**Exercise details:**
State only how many lines below include the string "this".

**Data for processing:**
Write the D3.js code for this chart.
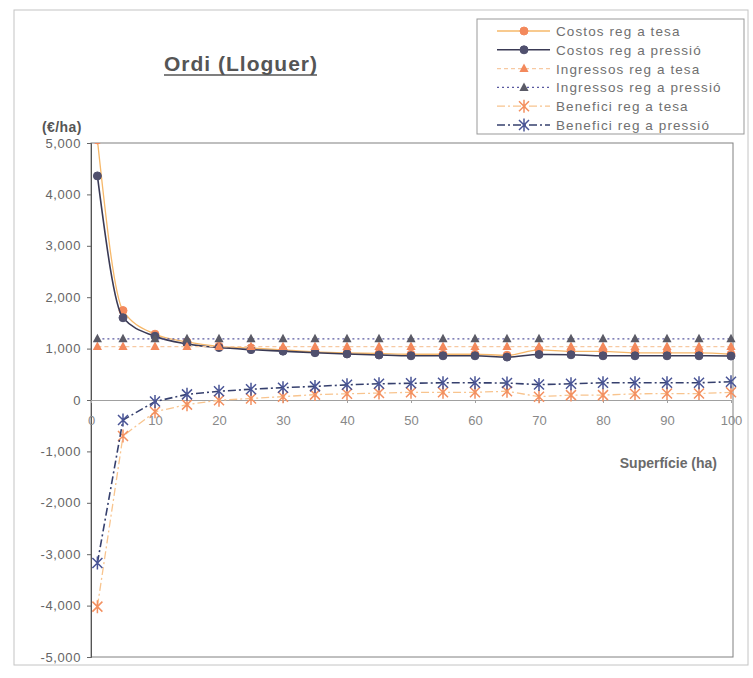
* * *
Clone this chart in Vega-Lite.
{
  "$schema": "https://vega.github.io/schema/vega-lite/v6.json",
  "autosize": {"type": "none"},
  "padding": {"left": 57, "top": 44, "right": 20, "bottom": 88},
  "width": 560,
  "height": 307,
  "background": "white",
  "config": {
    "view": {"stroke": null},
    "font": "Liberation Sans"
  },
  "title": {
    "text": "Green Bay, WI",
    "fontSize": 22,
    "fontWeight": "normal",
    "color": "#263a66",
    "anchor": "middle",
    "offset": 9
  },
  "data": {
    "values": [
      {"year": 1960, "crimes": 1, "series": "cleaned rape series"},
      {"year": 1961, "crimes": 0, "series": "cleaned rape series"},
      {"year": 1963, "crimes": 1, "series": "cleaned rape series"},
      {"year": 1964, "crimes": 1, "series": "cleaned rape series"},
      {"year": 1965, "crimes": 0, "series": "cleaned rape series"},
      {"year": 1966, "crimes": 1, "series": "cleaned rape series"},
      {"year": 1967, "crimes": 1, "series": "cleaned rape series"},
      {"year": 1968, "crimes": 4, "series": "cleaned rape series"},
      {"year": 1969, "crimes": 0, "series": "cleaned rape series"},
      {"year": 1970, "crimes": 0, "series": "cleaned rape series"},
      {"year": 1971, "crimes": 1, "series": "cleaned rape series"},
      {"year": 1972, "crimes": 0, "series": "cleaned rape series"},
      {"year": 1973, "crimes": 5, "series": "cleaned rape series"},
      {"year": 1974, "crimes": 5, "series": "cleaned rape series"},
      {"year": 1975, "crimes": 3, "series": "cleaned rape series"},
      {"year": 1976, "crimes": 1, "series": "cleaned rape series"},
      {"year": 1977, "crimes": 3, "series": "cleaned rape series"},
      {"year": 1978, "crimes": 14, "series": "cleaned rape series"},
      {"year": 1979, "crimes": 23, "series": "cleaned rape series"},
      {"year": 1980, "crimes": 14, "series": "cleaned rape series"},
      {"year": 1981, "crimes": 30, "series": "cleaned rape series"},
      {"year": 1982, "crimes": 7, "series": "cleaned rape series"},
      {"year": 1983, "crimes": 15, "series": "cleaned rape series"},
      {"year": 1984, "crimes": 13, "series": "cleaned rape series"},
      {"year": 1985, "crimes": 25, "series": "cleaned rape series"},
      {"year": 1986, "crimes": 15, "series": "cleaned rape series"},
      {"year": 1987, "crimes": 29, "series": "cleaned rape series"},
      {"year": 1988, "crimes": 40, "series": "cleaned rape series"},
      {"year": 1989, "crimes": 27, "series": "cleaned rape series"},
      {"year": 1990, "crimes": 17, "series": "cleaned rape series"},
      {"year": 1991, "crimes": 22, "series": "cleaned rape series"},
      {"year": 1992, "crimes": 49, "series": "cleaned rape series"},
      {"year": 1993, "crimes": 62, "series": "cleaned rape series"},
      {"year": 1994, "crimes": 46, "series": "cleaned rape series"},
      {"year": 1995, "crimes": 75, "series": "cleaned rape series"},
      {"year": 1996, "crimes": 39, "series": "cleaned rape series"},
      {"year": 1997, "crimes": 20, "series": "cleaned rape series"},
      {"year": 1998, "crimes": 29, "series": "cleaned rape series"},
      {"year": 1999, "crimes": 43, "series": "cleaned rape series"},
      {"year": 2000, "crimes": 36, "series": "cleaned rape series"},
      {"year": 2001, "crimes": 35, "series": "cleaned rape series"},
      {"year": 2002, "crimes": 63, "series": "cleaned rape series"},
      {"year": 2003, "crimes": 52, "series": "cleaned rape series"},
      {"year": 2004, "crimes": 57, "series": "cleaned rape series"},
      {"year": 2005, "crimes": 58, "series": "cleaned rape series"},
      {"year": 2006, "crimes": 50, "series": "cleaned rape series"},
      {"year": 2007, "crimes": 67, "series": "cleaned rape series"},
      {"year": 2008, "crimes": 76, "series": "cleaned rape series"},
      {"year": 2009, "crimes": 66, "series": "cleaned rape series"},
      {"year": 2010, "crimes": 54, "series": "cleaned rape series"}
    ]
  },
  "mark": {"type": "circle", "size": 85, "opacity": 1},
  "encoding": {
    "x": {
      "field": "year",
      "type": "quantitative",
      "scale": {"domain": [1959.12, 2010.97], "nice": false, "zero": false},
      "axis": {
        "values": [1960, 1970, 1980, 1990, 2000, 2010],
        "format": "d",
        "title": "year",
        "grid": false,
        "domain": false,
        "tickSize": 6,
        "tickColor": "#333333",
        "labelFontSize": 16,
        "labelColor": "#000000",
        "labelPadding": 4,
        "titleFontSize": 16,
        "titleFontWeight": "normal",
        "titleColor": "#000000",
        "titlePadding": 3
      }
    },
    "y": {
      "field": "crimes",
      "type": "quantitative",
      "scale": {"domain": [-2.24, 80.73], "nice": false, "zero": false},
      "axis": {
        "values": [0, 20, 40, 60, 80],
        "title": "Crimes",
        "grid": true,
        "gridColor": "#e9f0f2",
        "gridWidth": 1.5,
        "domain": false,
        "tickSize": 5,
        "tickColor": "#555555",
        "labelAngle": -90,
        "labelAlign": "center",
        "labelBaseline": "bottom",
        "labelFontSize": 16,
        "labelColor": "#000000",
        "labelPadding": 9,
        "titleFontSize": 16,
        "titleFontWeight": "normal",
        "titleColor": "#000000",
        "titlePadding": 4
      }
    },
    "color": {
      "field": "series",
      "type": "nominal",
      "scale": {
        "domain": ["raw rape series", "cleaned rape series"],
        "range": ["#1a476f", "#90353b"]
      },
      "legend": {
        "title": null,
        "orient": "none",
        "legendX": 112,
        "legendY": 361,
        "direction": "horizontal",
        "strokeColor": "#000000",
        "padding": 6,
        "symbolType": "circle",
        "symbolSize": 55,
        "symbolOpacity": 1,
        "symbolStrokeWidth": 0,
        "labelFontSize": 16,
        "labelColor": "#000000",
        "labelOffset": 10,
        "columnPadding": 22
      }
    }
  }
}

**The output:**
2